Hakob Hovnatanyan. 1967. Armenia. Directed by Sergei Parajanov. Courtesy the National Cinema Centre of Armenia (Yerevan).
Kyiv Frescoes. 1966. Ukraine. Directed by Sergei Parajanov. Courtesy Dovzhenko Centre (Kyiv).
Arabesques on the Pirosmani Theme. 1985. Georgia. Directed by Sergei Parajanov. Courtesy Georgian Film Studio/Mematiane (Tbilisi).
4K digital restorations financed and produced by Fixafilm (Warsaw) within the framework of the Hamo Bek-Nazarov Project (Paris), with the generous financial support of both Kino Klassika (London) and AGBU (New York), and with thanks to CPC (London).
Total running time: 48 min. In Russian, with English subtitles.
One of cinema’s true visionaries, the Armenian filmmaker Sergei Parajanov (1924–1990) was also the very embodiment of the 20th-century artist who defied and suffered terribly from Soviet totalitarianism. Imprisoned three times, blacklisted, and censored for his outspoken defense of Ukrainian dissidents and nationalists and his pride in his own ancestry—he was born only one year after the end of the Armenian genocide—Parajanov is best known for Shadows of Forgotten Ancestors (1965), which preserves and celebrates the Ukrainian Hustul culture that had been under threat only a decade before by the homogenizing forces of socialist realism; and The Color of Pomegranates (1969), a portrait of the life of the 19th-century Armenian poet and troubadour Sayat-Nova as a series of iconic tableaux. These three newly restored Parajanov shorts comprise a kind of triptych: Kyiv Frescoes (1966), a collage piece, long suppressed by Soviet authorities, that Parajanov had assembled from camera tests for an unmade film about the aftermath of World War II in contemporary Kiev; Hakob Hovnatanyan (1967), which anticipates The Color of Pomegranates in its montage of portrait paintings by the artist known as the “Raphael of Tiflis” and its complex score by the sound engineer Yuri Sayadyan, which mixes silence with musique concrète; and Arabesques on the Pirosmani Theme (1985), another of his portraits of painters, the Georgian outsider artist Niko Pirosmani. As historian Daniel Bird notes, “like Hakob Hovnatanyan, Pirosmani’s livelihood is eclipsed by the emerging technology of photography. Both films are not, however, just a mournful lament for a dying painting genre, but a reverie and fantasy of old, pre-revolutionary Tiflis.”

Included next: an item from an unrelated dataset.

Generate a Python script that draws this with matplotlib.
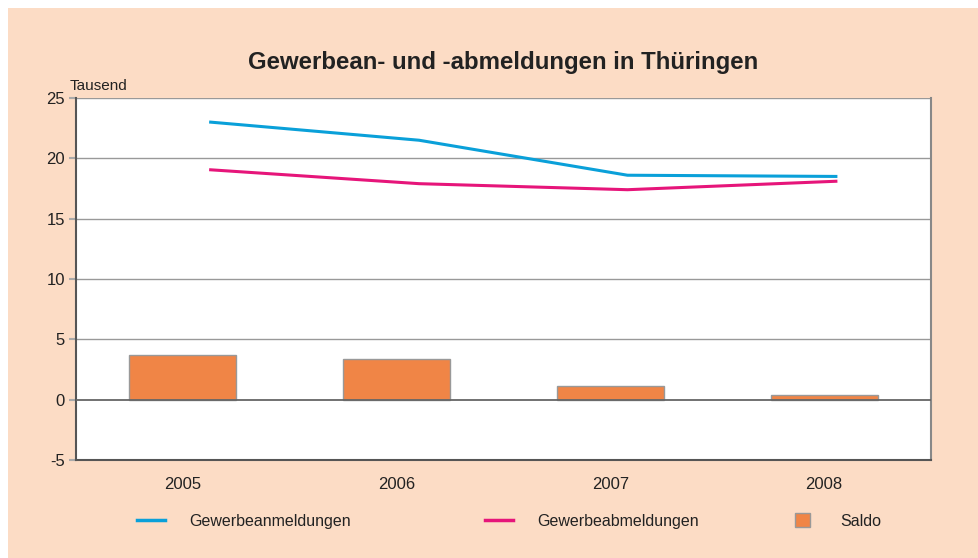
import matplotlib.pyplot as plt
from matplotlib.patches import Rectangle
from matplotlib.lines import Line2D
from matplotlib.patches import Patch

plt.rcParams["font.family"] = ["Liberation Sans", "DejaVu Sans"]
plt.rcParams["axes.unicode_minus"] = False

years = ["2005", "2006", "2007", "2008"]
anmeldungen = [23.0, 21.5, 18.6, 18.5]
abmeldungen = [19.05, 17.9, 17.4, 18.1]
saldo = [3.7, 3.4, 1.1, 0.4]

bg = "#FCDCC5"
blue = "#0AA0D9"
pink = "#E6157A"
orange = "#F08546"

fig = plt.figure(figsize=(9.79, 5.58), dpi=100)
fig.patch.set_facecolor("white")
fig.patches.append(Rectangle((8 / 979, 0), 1, 1 - 8 / 558, transform=fig.transFigure,
                             facecolor=bg, edgecolor="none", zorder=-10))

ax = fig.add_axes([76 / 979, 1 - 460 / 558, (931 - 76) / 979, (460 - 98) / 558])
ax.set_facecolor("white")

xb = list(range(len(years)))
xl = [0.13 + 0.975 * i for i in xb]

ax.bar(xb, saldo, width=0.5, color=orange, edgecolor="#999999", linewidth=1, zorder=3)
ax.plot(xl, anmeldungen, color=blue, lw=2.2, zorder=4)
ax.plot(xl, abmeldungen, color=pink, lw=2.2, zorder=4)

ax.set_xlim(-0.5, 3.5)
ax.set_ylim(-5, 25)
ax.set_yticks([-5, 0, 5, 10, 15, 20, 25])
ax.set_xticks(xb)
ax.set_xticklabels(years)
ax.tick_params(axis="x", length=0, pad=12, labelsize=12, labelcolor="#222222")
ax.tick_params(axis="y", length=5, width=1.5, color="#aaaaaa", pad=3, labelsize=12,
               labelcolor="#222222")

for v in [5, 10, 15, 20, 25]:
    ax.axhline(v, color="#999999", lw=1, zorder=1)
ax.axhline(0, color="#666666", lw=1.3, zorder=5)

ax.spines["top"].set_visible(False)
for s in ["left", "bottom"]:
    ax.spines[s].set_color("#555555")
    ax.spines[s].set_linewidth(1.5)
ax.spines["right"].set_color("#888888")
ax.spines["right"].set_linewidth(1.5)

fig.text(70 / 979, 1 - 86 / 558, "Tausend", fontsize=11, color="#222222", va="center")
fig.text(503 / 979, 1 - 63 / 558, "Gewerbean- und -abmeldungen in Thüringen",
         fontsize=17.3, fontweight="bold", color="#222222", ha="center", va="center")

handles = [Line2D([], [], color=blue, lw=2.5),
           Line2D([], [], color=pink, lw=2.5),
           Patch(facecolor=orange, edgecolor="#999999")]
labels = ["Gewerbeanmeldungen", "Gewerbeabmeldungen", "Saldo"]
pos = [137, 485, 795]
hl = [1.75, 1.75, 0.95]
tp = [1.55, 1.5, 1.9]
for h, l, p, a, b in zip(handles, labels, pos, hl, tp):
    fig.legend([h], [l], loc="center left", bbox_to_anchor=(p / 979, 1 - 521 / 558),
               frameon=False, fontsize=11.5, handlelength=a, handleheight=1.0,
               handletextpad=b, borderpad=0, borderaxespad=0, labelcolor="#222222")

fig.savefig("out.png", dpi=100, facecolor=fig.get_facecolor())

Un petit monastère en Toscane (A Little Monastery in Tuscany). 1988. France. Directed by Otar Iosseliani. 4K digital restoration by Pastorale Productions with funding by Vadim Moshkovich; courtesy Les Films du Losange. North American premiere. In Italian, French, Latin; no subtitles needed. 56 min.
The Georgian-born Iosseliani brings his reverence for ritual and the rhythms of the seasons to this portrait in miniature of the Augustinian monks of a small Tuscan monastery, their lives cloaked in the holy mysteries of prayer, silence, and liturgical song, and the nearby villagers of Montalcino, near Siena, preoccupied with the more mundane concerns of commerce and class distinction. “Parallel worlds,” the documentarian Sergei Loznitsa has observed, “but at the same time one cannot help thinking that one of these worlds is somehow safeguarding the other.”